La police d’Amak devait signaler chaque affaire aux autorités de San Andres, à plus d’une heure de bateau. Les dossiers étaient ensuite envoyés à Wiwili, soit 12 à 18 heures de trajet supplémentaires, selon le niveau de l’eau. Les cas les plus graves devaient être renvoyés à Jinotenga, à cinq heures de voiture.

Face à cette situation, les Nations Unies ont lancé en août 2012 un programme visant à autonomiser les femmes et à réduire l’insécurité dans l’Alto Wangki Bocay.

Avec l’aide de la Cour suprême de justice et du Système judiciaire autochtone, le programme a sélectionné et formé 52 juges communautaires, ou “wihtas ”, chargés de la prévention et de la résolution des conflits dans les régions rurales isolées où les systèmes judiciaires étaient en grande partie inaccessibles.

Une fillette décortique le riz dans la réserve naturelle Alto Wangki Bocay au Nicaragua. Crédit photo : UNFPA/Oscar Duarte

Les juges sont notamment formés pour faire connaître et appliquer la loi 779 du Nicaragua, qui sanctionne la violence à l’égard des femmes. Ce texte de loi a été traduit en miskitu et en mayagna, deux langues autochtones parlées dans la région.

L’UNFPA est l’organisme responsable de l’exécution de ce programme, en étroite collaboration avec le Secrétariat au développement de la côte caraïbe et le gouvernement du Nicaragua, ainsi que des organismes partenaires, notamment le Fonds des Nations Unies pour l’enfance, l’Organisation des Nations Unies pour l’alimentation et l’agriculture, le Programme des Nations Unies pour le développement et l’Organisation internationale pour les migrations.

Désormais, davantage de femmes vont porter plainte et témoignent de leur expérience afin d’encourager les autres à se faire aider également.

Erlinda Bolaños, victime de violence familiale, a raconté à l’UNFPA les violences qu’elle a subies. “J’ai eu une violente dispute avec mon mari, et il a commencé à me frapper continuellement. Puis il a tenté de m’agresser avec une machette. ”

Ce n’était pas un incident isolé. “Cela arrivait fréquemment ”, explique-t-elle.

Mais avec le nouveau système des wihtas, elle a déposé plainte et son mari a été arrêté.

Le chemin est encore long

Il reste encore beaucoup à faire. Par exemple, créer des espaces sécurisés pour les victimes de violence et leurs familles.

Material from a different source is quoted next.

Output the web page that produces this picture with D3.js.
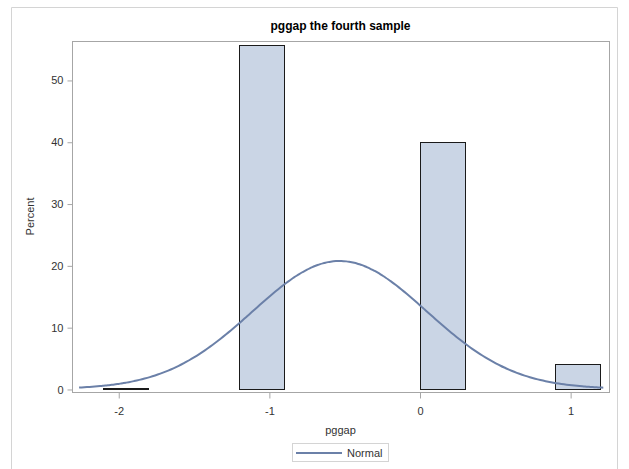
<!DOCTYPE html>
<html>
<head>
<meta charset="utf-8">
<script src="https://cdn.jsdelivr.net/npm/d3@7"></script>
<style>
  html, body { margin: 0; padding: 0; background: #fff; }
  svg { display: block; font-family: "Liberation Sans", Arial, sans-serif; }
</style>
</head>
<body>
<svg id="chart" width="629" height="469"></svg>
<script>
// Histogram bins of pggap (bin width 0.3) and their percentages
const binEdges = [-2.1, -1.8, -1.5, -1.2, -0.9, -0.6, -0.3, 0.0, 0.3, 0.6, 0.9, 1.2];
const binPercents = [0.2, 0, 0, 55.6, 0, 0, 0, 39.9, 0, 0, 4.1];

// Fitted normal distribution
const normalMu = -0.53;
const normalSigma = 0.578;
const curveRange = [-2.26, 1.22];

const xTicks = [-2, -1, 0, 1];
const yTicks = [0, 10, 20, 30, 40, 50];

const titleText = "pggap the fourth sample";
const xLabel = "pggap";
const yLabel = "Percent";
const legendLabel = "Normal";

const svg = d3.select("#chart");

const frame = { left: 72, right: 609, top: 41, bottom: 392 };

const x = d3.scaleLinear().domain([-2.307, 1.258]).range([frame.left, frame.right]);
const y = d3.scaleLinear().domain([-0.49, 56.3]).range([frame.bottom, frame.top]);

// outer border of the graph area
svg.append("path")
  .attr("d", "M11.5,469 V7.5 H617.5 V469")
  .attr("fill", "none")
  .attr("stroke", "#d4d4d4")
  .attr("stroke-width", 1);

// title
svg.append("text")
  .attr("x", (frame.left + frame.right) / 2)
  .attr("y", 30)
  .attr("text-anchor", "middle")
  .attr("font-size", 12)
  .attr("font-weight", "bold")
  .attr("fill", "#000")
  .text(titleText);

// histogram bars
const bins = binPercents.map((v, i) => ({ x0: binEdges[i], x1: binEdges[i + 1], v }));
svg.append("g")
  .selectAll("rect")
  .data(bins)
  .join("rect")
  .attr("x", d => Math.round(x(d.x0)) + 0.5)
  .attr("width", d => Math.round(x(d.x1)) - Math.round(x(d.x0)))
  .attr("y", d => Math.round(y(d.v)) + 0.5)
  .attr("height", d => Math.max(0, Math.round(y(0)) - Math.round(y(d.v))))
  .attr("fill", "#cad5e5")
  .attr("stroke", d => d.v > 0 ? "#1a1a1a" : "#8c8c8c")
  .attr("stroke-width", 1);

// normal curve
const curvePts = d3.range(0, 201).map(i => {
  const xv = curveRange[0] + (curveRange[1] - curveRange[0]) * i / 200;
  const z = (xv - normalMu) / normalSigma;
  const pct = 100 * 0.3 * Math.exp(-0.5 * z * z) / (normalSigma * Math.sqrt(2 * Math.PI));
  return [xv, pct];
});
svg.append("path")
  .datum(curvePts)
  .attr("d", d3.line().x(d => x(d[0])).y(d => y(d[1])).curve(d3.curveMonotoneX))
  .attr("fill", "none")
  .attr("stroke", "#6b80a8")
  .attr("stroke-width", 2);

// plot frame
svg.append("rect")
  .attr("x", frame.left + 0.5)
  .attr("y", frame.top + 0.5)
  .attr("width", frame.right - frame.left)
  .attr("height", frame.bottom - frame.top)
  .attr("fill", "none")
  .attr("stroke", "#a6a6a6")
  .attr("stroke-width", 1);

// axes
const xAxis = svg.append("g")
  .attr("transform", `translate(0.5,${frame.bottom + 0.5})`)
  .call(d3.axisBottom(x).tickValues(xTicks).tickSize(6).tickPadding(9).tickFormat(d => String(d)));
const yAxis = svg.append("g")
  .attr("transform", `translate(${frame.left + 0.5},0.5)`)
  .call(d3.axisLeft(y).tickValues(yTicks).tickSize(5).tickPadding(4).tickFormat(d => String(d)));
[xAxis, yAxis].forEach(g => {
  g.select(".domain").remove();
  g.selectAll(".tick line").attr("stroke", "#a6a6a6");
  g.selectAll(".tick text")
    .attr("fill", "#333")
    .attr("font-size", 11)
    .attr("font-family", "'Liberation Sans', Arial, sans-serif");
});

// axis labels
svg.append("text")
  .attr("x", (frame.left + frame.right) / 2)
  .attr("y", 434)
  .attr("text-anchor", "middle")
  .attr("font-size", 11)
  .attr("fill", "#333")
  .text(xLabel);
svg.append("text")
  .attr("transform", `translate(34,${(frame.top + frame.bottom) / 2}) rotate(-90)`)
  .attr("text-anchor", "middle")
  .attr("font-size", 11)
  .attr("fill", "#333")
  .text(yLabel);

// legend
const legend = svg.append("g").attr("transform", "translate(292,443)");
legend.append("rect")
  .attr("x", 0.5).attr("y", 0.5)
  .attr("width", 96).attr("height", 18)
  .attr("fill", "#fff")
  .attr("stroke", "#d4d4d4");
legend.append("line")
  .attr("x1", 4).attr("x2", 50)
  .attr("y1", 10).attr("y2", 10)
  .attr("stroke", "#6b80a8")
  .attr("stroke-width", 2);
legend.append("text")
  .attr("x", 55).attr("y", 14)
  .attr("font-size", 11)
  .attr("fill", "#333")
  .text(legendLabel);
</script>
</body>
</html>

Un juge communautaire dans la communauté d’Amak, dans la réserve naturelle Alto Wangki Bocay au Nicaragua. Crédit photo : UNFPA/Oscar Duarte

Le programme des Nations Unies cherche également à améliorer la production agricole des communautés autochtones, la sécurité alimentaire, l’accès aux services de santé sexuelle et reproductive, le développement durable et les ressources pour les adolescents et les jeunes.

Toutefois, avec la mise en place de wihtas dans 64 communautés autochtones, ce programme constitue une première étape importante en faveur du développement et des droits de l’homme.

“Les femmes sont désormais plus autonomes parce qu’elles ont des droits, et qu’elles les connaissent bien ”, explique Gregorio Pineda, un juge communautaire d’Amak. “C’est la première étape vers la justice. ”

Selon Mme Bolaños, cette initiative a permis de redonner confiance aux femmes de la communauté. “Maintenant, nous nous sentons en sécurité car on respecte nos droits et plus personne ne peut nous faire du mal, ” témoigne-t-elle.